(Figure scripts)
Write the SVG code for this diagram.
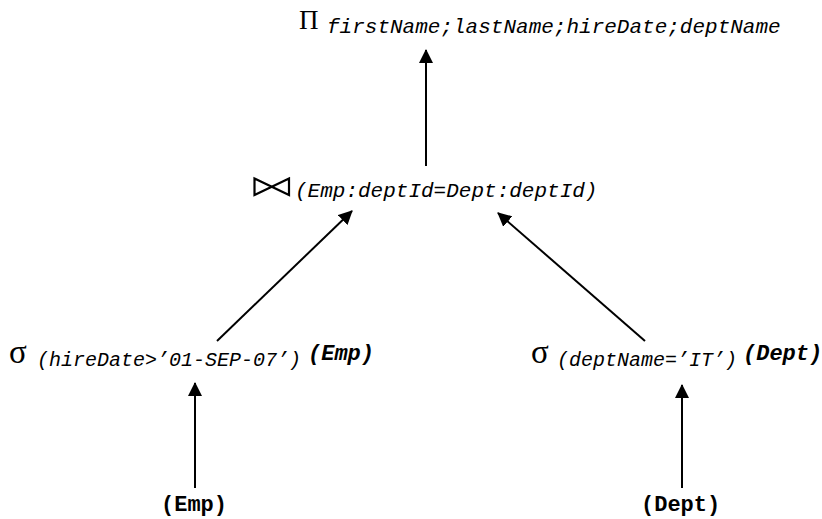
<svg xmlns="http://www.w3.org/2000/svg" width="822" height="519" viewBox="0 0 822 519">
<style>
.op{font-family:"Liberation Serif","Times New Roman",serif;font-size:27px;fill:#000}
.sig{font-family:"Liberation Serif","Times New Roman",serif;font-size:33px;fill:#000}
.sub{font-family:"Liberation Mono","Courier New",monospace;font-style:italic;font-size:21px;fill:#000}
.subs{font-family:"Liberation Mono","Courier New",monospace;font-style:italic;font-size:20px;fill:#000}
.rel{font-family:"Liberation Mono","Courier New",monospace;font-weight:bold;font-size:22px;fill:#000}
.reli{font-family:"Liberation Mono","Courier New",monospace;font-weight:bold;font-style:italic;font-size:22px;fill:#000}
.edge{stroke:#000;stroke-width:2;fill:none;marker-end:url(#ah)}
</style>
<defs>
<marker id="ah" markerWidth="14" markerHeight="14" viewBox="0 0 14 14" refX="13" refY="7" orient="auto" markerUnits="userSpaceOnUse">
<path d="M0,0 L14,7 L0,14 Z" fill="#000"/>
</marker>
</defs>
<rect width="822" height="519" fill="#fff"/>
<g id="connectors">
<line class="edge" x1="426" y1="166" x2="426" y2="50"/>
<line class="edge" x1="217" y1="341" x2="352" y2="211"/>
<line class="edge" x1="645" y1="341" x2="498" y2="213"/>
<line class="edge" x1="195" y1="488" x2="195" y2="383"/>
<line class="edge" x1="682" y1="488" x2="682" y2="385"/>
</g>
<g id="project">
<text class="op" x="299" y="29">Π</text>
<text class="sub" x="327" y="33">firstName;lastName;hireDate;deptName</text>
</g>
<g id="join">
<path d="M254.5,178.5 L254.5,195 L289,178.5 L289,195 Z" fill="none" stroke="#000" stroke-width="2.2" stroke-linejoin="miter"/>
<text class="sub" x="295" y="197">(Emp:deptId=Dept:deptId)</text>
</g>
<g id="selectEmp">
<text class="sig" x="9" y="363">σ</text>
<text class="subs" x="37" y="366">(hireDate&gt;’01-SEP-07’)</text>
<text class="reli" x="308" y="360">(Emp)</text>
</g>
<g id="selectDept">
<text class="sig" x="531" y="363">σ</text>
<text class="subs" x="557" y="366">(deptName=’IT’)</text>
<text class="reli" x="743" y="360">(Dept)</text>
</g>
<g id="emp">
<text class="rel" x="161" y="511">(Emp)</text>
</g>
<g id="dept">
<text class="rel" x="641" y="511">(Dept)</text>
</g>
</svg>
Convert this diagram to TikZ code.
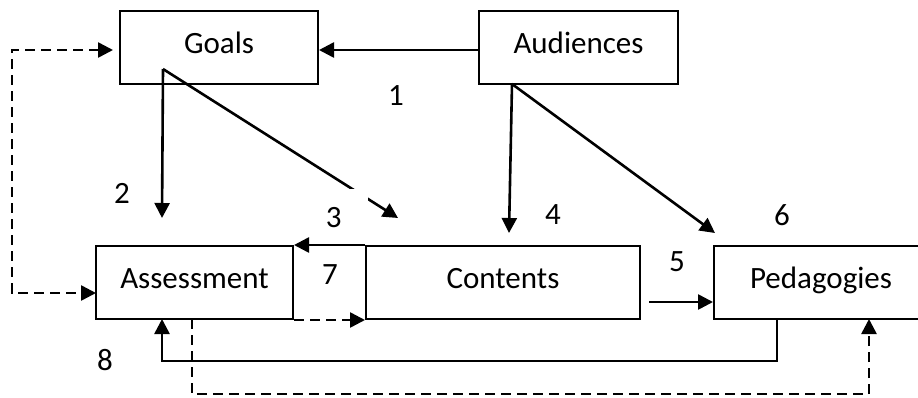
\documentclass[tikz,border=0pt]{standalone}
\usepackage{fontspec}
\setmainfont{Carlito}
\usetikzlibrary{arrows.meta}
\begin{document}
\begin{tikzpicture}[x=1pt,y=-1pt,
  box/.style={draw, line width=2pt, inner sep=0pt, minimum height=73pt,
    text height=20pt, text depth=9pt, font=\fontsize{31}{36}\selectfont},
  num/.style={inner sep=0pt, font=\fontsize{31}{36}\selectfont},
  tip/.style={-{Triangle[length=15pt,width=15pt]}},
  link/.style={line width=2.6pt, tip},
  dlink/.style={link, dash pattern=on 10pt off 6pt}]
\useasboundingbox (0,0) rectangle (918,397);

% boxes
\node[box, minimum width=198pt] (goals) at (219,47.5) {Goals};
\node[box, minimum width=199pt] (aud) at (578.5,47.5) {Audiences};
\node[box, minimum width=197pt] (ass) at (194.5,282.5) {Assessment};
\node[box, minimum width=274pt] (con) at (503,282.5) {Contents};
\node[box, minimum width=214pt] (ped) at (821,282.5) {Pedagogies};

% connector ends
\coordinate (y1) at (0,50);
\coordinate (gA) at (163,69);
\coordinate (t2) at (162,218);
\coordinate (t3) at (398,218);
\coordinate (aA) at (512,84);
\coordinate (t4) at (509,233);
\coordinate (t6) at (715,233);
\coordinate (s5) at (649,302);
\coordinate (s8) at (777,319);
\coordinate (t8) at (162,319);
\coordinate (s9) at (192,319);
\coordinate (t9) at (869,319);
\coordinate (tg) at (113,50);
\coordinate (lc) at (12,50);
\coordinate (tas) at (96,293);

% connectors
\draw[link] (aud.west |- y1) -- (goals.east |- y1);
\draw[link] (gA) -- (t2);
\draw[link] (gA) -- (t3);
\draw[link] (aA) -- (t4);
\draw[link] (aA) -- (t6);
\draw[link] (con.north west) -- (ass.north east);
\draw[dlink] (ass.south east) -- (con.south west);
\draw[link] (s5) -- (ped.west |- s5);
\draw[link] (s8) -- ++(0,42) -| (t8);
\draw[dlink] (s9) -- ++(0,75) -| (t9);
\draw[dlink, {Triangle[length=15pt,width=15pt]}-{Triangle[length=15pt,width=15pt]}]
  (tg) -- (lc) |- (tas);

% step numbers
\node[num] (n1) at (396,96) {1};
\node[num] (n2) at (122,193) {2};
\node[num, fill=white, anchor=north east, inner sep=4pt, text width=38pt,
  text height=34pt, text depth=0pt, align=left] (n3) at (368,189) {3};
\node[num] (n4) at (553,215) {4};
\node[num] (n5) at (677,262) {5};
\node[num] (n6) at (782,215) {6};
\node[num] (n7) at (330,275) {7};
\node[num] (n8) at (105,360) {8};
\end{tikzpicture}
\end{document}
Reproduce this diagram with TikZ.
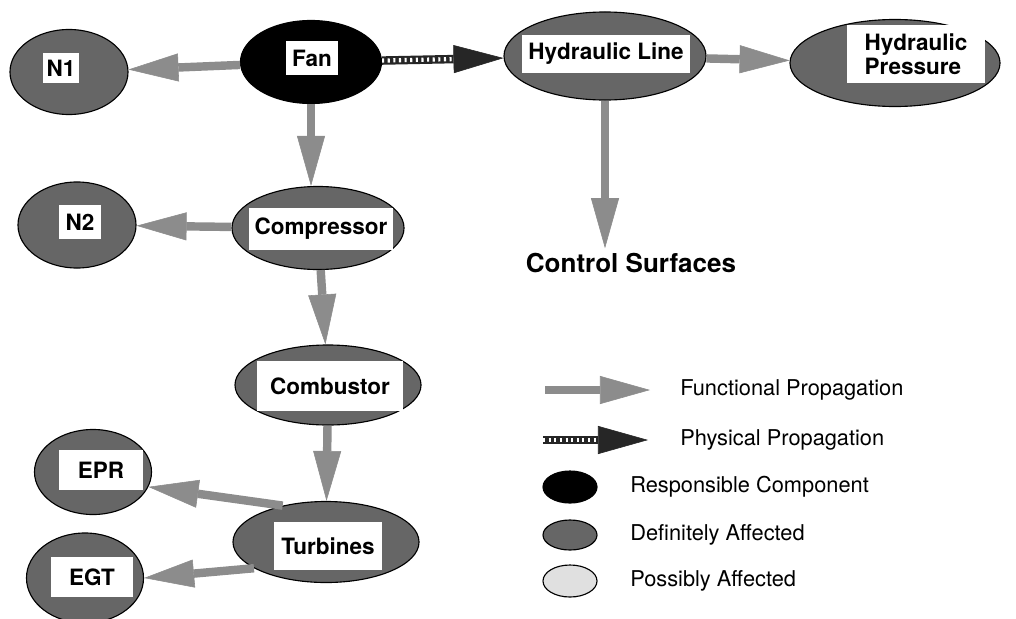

Goal of the exercise: Using the data above, copy exactly the lines from the one containing "Convert this diagram to TikZ code." to the one containing "(0,0) rectangle (918,397);", inclusive. Exclude the pictures.

Written solution:
Convert this diagram to TikZ code.
\documentclass[tikz,border=0pt]{standalone}
\usepackage{fontspec}
\setmainfont{Carlito}
\usetikzlibrary{arrows.meta}
\begin{document}
\begin{tikzpicture}[x=1pt,y=-1pt,
  box/.style={draw, line width=2pt, inner sep=0pt, minimum height=73pt,
    text height=20pt, text depth=9pt, font=\fontsize{31}{36}\selectfont},
  num/.style={inner sep=0pt, font=\fontsize{31}{36}\selectfont},
  tip/.style={-{Triangle[length=15pt,width=15pt]}},
  link/.style={line width=2.6pt, tip},
  dlink/.style={link, dash pattern=on 10pt off 6pt}]
\useasboundingbox (0,0) rectangle (918,397);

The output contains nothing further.